At a celebration hosted by Indiana University-Purdue University at Fort Wayne for Friedel’s 80th birthday, Eric Link, dean of Arts and Sciences, said, “Let’s do some math. Let’s say Professor Friedel was instrumental in launching the careers of five science education students per year over (his) 50-year career (at the university).
If they all taught 150 students per year over 25 years, he played a vital role in educating almost one million students.”
Tony Phillips, a former Friedel student, bears this out: “I have dozens of past students who now teach, at least three science teachers and a boat-load of engineers and doctors,” Phillips wrote. “You have a huge heart and I hope you know you passed it forward. I tried to share my love of science and learning, but mostly it is about being there, being real and listening. You are the man I credit for my career. Thank you, Art.”
Friedel, who still teaches chemistry courses to pre-med, pre-dentistry and pre-nursing students, has a teaching philosophy that his students appreciate. “Based on what I learned from observing teachers for my PhD dissertation, teachers talk too much,” he said. “So I always told my pre-service teachers, ‘Be sure to get kids asking questions, because people who win Nobel Prizes ask the right questions.’”

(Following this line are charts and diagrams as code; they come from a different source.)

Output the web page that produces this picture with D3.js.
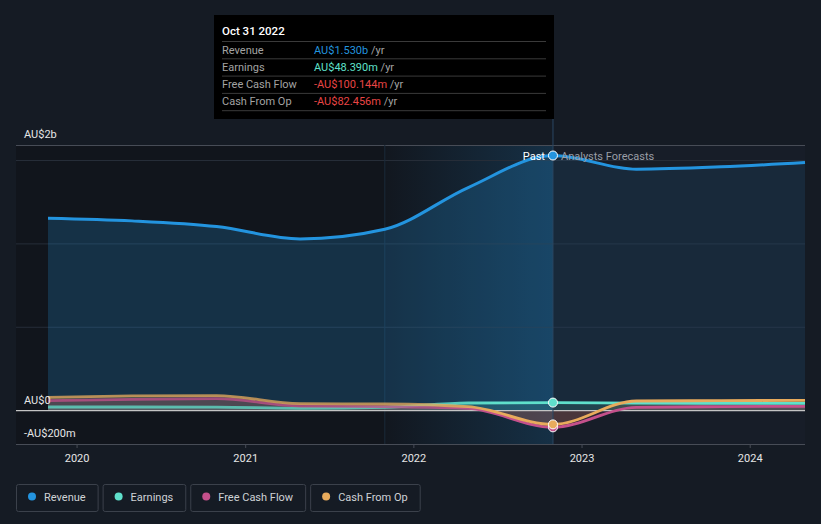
<!DOCTYPE html>
<html>
<head>
<meta charset="utf-8">
<script src="https://cdn.jsdelivr.net/npm/d3@7"></script>
<style>
  body { margin: 0; background: #151b24; font-family: Roboto, "Open Sans", sans-serif; }
  svg { display: block; }
</style>
</head>
<body>
<svg id="chart"></svg>
<script>
// past report dates + forecast dates (forecast starts at the last report)
const pastDates = ["2019-10-31", "2020-04-30", "2020-10-31", "2021-04-30", "2021-10-31", "2022-04-30", "2022-10-31"];
const forecastDates = ["2023-04-30", "2023-10-31", "2024-04-30"];

// values in AU$ millions
const revenue = [1154, 1138, 1104, 1030, 1088, 1338, 1530, 1448, 1462, 1488];
const earnings = [22, 22, 21, 14, 20, 46, 48.39, 45, 44, 44];
const freeCashFlow = [60, 68, 72, 28, 24, 14, -100.144, 20, 24, 26];
const cashFromOp = [80, 88, 90, 42, 40, 24, -82.456, 58, 60, 62];

const seriesNames = ["Revenue", "Earnings", "Free Cash Flow", "Cash From Op"];
const seriesColors = ["#2394df", "#5fe0cb", "#c4508b", "#e8ab5c"];

const yTickValues = [-200, 0, 1593];
const yTickLabels = ["-AU$200m", "AU$0", "AU$2b"];
const gridValues = [500, 1000, 1500];
const yearTicks = ["2020", "2021", "2022", "2023", "2024"];

const tooltipTitle = "Oct 31 2022";
const tooltipValues = ["AU$1.530b", "AU$48.390m", "-AU$100.144m", "-AU$82.456m"];
const tooltipColors = ["#2394df", "#5fe0cb", "#e84545", "#e84545"];

const width = 821, height = 524;
const svg = d3.select("#chart").attr("width", width).attr("height", height);

const parse = d3.timeParse("%Y-%m-%d");
const dates = pastDates.concat(forecastDates).map(parse);
const nowDate = parse(pastDates[pastDates.length - 1]);
const highlightDate = parse(pastDates[pastDates.length - 3]);

const plotLeft = 16, plotRight = 805, plotTop = 145, plotBottom = 444;

const x = d3.scaleTime()
  .domain([dates[0], dates[dates.length - 1]])
  .range([48, plotRight]);

const y = d3.scaleLinear()
  .domain([-200, 1593])
  .range([plotBottom, plotTop]);

const xNow = x(nowDate);
const xHi = x(highlightDate);

const defs = svg.append("defs");

// highlight gradient for the last year of actuals
const hg = defs.append("linearGradient")
  .attr("id", "hiGrad")
  .attr("gradientUnits", "userSpaceOnUse")
  .attr("x1", xHi).attr("x2", xNow).attr("y1", 0).attr("y2", 0);
hg.append("stop").attr("offset", 0).attr("stop-color", "#2394df").attr("stop-opacity", 0);
hg.append("stop").attr("offset", 1).attr("stop-color", "#2394df").attr("stop-opacity", 0.2);

defs.append("clipPath").attr("id", "clipPast")
  .append("rect").attr("x", plotLeft).attr("y", 0).attr("width", xNow - plotLeft).attr("height", height);
defs.append("clipPath").attr("id", "clipFuture")
  .append("rect").attr("x", xNow).attr("y", 0).attr("width", plotRight - xNow).attr("height", height);

// background regions
svg.append("rect")
  .attr("x", xNow).attr("y", plotTop)
  .attr("width", plotRight - xNow).attr("height", plotBottom - plotTop)
  .attr("fill", "#171d28");
svg.append("rect")
  .attr("x", plotLeft).attr("y", plotTop)
  .attr("width", xHi - plotLeft).attr("height", plotBottom - plotTop)
  .attr("fill", "#11151c");
svg.append("rect")
  .attr("x", xHi).attr("y", plotTop)
  .attr("width", xNow - xHi).attr("height", plotBottom - plotTop)
  .attr("fill", "#12171f");
svg.append("rect")
  .attr("x", xHi).attr("y", plotTop)
  .attr("width", xNow - xHi).attr("height", plotBottom - plotTop)
  .attr("fill", "url(#hiGrad)");

// gridlines
svg.append("g").selectAll("line")
  .data(gridValues)
  .join("line")
  .attr("x1", plotLeft).attr("x2", plotRight)
  .attr("y1", d => y(d)).attr("y2", d => y(d))
  .attr("stroke", "#262d38").attr("stroke-width", 1);

svg.append("line")
  .attr("x1", plotLeft).attr("x2", plotRight)
  .attr("y1", plotTop + 0.5).attr("y2", plotTop + 0.5)
  .attr("stroke", "#474c56");

svg.append("line")
  .attr("x1", xHi).attr("x2", xHi)
  .attr("y1", plotTop).attr("y2", plotBottom)
  .attr("stroke", "#1b2a3a");

// series
const seriesData = [revenue, earnings, freeCashFlow, cashFromOp].map((vals, i) => ({
  name: seriesNames[i],
  color: seriesColors[i],
  points: vals.map((v, j) => ({ date: dates[j], value: v }))
}));

const area = d3.area()
  .x(d => x(d.date))
  .y0(y(0))
  .y1(d => y(d.value))
  .curve(d3.curveMonotoneX);

const line = d3.line()
  .x(d => x(d.date))
  .y(d => y(d.value))
  .curve(d3.curveMonotoneX);

const areaPast = svg.append("g").attr("clip-path", "url(#clipPast)");
const areaFuture = svg.append("g").attr("clip-path", "url(#clipFuture)");

seriesData.forEach((s, i) => {
  areaPast.append("path")
    .attr("d", area(s.points))
    .attr("fill", s.color)
    .attr("fill-opacity", i === 0 ? 0.22 : 0.16);
  areaFuture.append("path")
    .attr("d", area(s.points))
    .attr("fill", s.color)
    .attr("fill-opacity", i === 0 ? 0.1 : 0.14);
});

// zero line and bottom axis line
svg.append("line")
  .attr("x1", plotLeft).attr("x2", plotRight)
  .attr("y1", y(0)).attr("y2", y(0))
  .attr("stroke", "#c4c4c4").attr("stroke-width", 1.2);

svg.append("line")
  .attr("x1", plotLeft).attr("x2", plotRight)
  .attr("y1", plotBottom + 0.5).attr("y2", plotBottom + 0.5)
  .attr("stroke", "#474c56");

// line gradients so the older part of the small series look muted
seriesData.forEach((s, i) => {
  const g = defs.append("linearGradient")
    .attr("id", "lg" + i)
    .attr("gradientUnits", "userSpaceOnUse")
    .attr("x1", plotLeft).attr("x2", plotRight).attr("y1", 0).attr("y2", 0);
  const a = (xHi + 40 - plotLeft) / (plotRight - plotLeft);
  const b = (xHi + 110 - plotLeft) / (plotRight - plotLeft);
  g.append("stop").attr("offset", 0).attr("stop-color", s.color).attr("stop-opacity", i === 0 ? 1 : 0.75);
  g.append("stop").attr("offset", a).attr("stop-color", s.color).attr("stop-opacity", i === 0 ? 1 : 0.75);
  g.append("stop").attr("offset", b).attr("stop-color", s.color).attr("stop-opacity", 1);
  g.append("stop").attr("offset", 1).attr("stop-color", s.color).attr("stop-opacity", 1);
});

svg.append("g").selectAll("path")
  .data(seriesData)
  .join("path")
  .attr("d", d => line(d.points))
  .attr("fill", "none")
  .attr("stroke", (d, i) => `url(#lg${i})`)
  .attr("stroke-width", (d, i) => i === 0 ? 3 : 2.8)
  .attr("stroke-linejoin", "round");

// divider between past and forecasts
svg.append("line")
  .attr("x1", xNow).attr("x2", xNow)
  .attr("y1", 118).attr("y2", plotBottom)
  .attr("stroke", "#2a4762").attr("stroke-width", 1);

// dots at the current date
const nowIdx = pastDates.length - 1;
svg.append("g").selectAll("circle")
  .data(seriesData)
  .join("circle")
  .attr("cx", xNow)
  .attr("cy", d => y(d.points[nowIdx].value))
  .attr("r", 4.5)
  .attr("fill", d => d.color)
  .attr("stroke", "#ffffff")
  .attr("stroke-width", 1);

// Past / Analysts Forecasts
svg.append("text")
  .attr("x", xNow - 8).attr("y", 160)
  .attr("text-anchor", "end")
  .attr("fill", "#ffffff")
  .attr("font-size", 11)
  .text("Past");
svg.append("text")
  .attr("x", xNow + 8).attr("y", 160)
  .attr("fill", "#9a9ea6")
  .attr("font-size", 11)
  .text("Analysts Forecasts");

// y labels
svg.append("g").selectAll("text")
  .data(yTickValues)
  .join("text")
  .attr("x", 24)
  .attr("y", d => y(d) - 7)
  .attr("fill", "#e6e6e6")
  .attr("font-size", 11)
  .text((d, i) => yTickLabels[i]);

// x axis
const xAxis = d3.axisBottom(x)
  .tickValues(yearTicks.map(t => parse(t + "-01-01")))
  .tickFormat(d3.timeFormat("%Y"))
  .tickSize(4)
  .tickPadding(6);

const gx = svg.append("g")
  .attr("transform", `translate(0,${plotBottom})`)
  .call(xAxis);
gx.select(".domain").remove();
gx.selectAll(".tick line").attr("stroke", "#474c56");
gx.selectAll(".tick text")
  .attr("fill", "#e6e6e6")
  .attr("font-size", 11)
  .attr("font-family", "Roboto, sans-serif");

// tooltip
const tip = svg.append("g");
tip.append("rect")
  .attr("x", 214).attr("y", 15)
  .attr("width", xNow - 214 + 1).attr("height", 104)
  .attr("fill", "#000000");
tip.append("text")
  .attr("x", 222).attr("y", 35)
  .attr("fill", "#ffffff")
  .attr("font-size", 11.5)
  .attr("font-weight", 500)
  .text(tooltipTitle);

const rowH = 17.3;
seriesNames.forEach((name, i) => {
  const top = 41.5 + i * rowH;
  tip.append("line")
    .attr("x1", 222).attr("x2", 546)
    .attr("y1", top).attr("y2", top)
    .attr("stroke", "#3a3a3a");
  tip.append("text")
    .attr("x", 222).attr("y", top + 12)
    .attr("fill", "#a3a3a3")
    .attr("font-size", 11)
    .text(name);
  const t = tip.append("text")
    .attr("x", 314).attr("y", top + 12)
    .attr("font-size", 11);
  t.append("tspan").attr("fill", tooltipColors[i]).text(tooltipValues[i]);
  t.append("tspan").attr("fill", "#a3a3a3").text(" /yr");
});
tip.append("line")
  .attr("x1", 222).attr("x2", 546)
  .attr("y1", 41.5 + 4 * rowH).attr("y2", 41.5 + 4 * rowH)
  .attr("stroke", "#3a3a3a");

// legend
const legend = svg.append("g");
let lx = 16;
seriesNames.forEach((name, i) => {
  const g = legend.append("g").attr("transform", `translate(${lx},484)`);
  const box = g.append("rect")
    .attr("x", 0.5).attr("y", 0.5)
    .attr("height", 27).attr("rx", 2)
    .attr("fill", "none")
    .attr("stroke", "#3b414b");
  g.append("circle")
    .attr("cx", 16).attr("cy", 12.5)
    .attr("r", 4)
    .attr("fill", seriesColors[i]);
  const txt = g.append("text")
    .attr("x", 28).attr("y", 16.5)
    .attr("fill", "#cfd2d6")
    .attr("font-size", 11)
    .text(name);
  const w = 28 + txt.node().getComputedTextLength() + 12;
  box.attr("width", w);
  lx += w + 5;
});
</script>
</body>
</html>
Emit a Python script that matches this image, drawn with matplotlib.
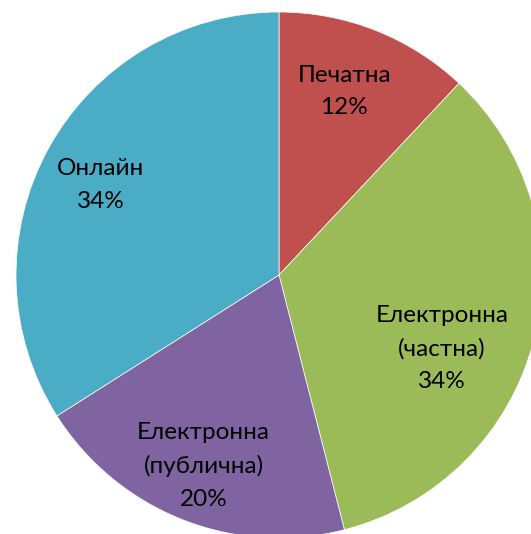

He recommended encouraging questions by performing experiments, for instance, making a penny float on a liquid. Students could pose only yes or no questions, and they asked because they were intrigued.
Today, Friedel takes pleasure in a particular career perk. “My primary physician, my dentist and my ophthalmologist are all my former students,” he said.
Friedel remains a loyal Buckeye. He endowed an EHE scholarship in science education because he grew up poor and couldn’t go to college without help.
“With my parents not graduating high school and my getting a PhD, that’s a big jump in one generation. None of this would have happened but for Ohio State.”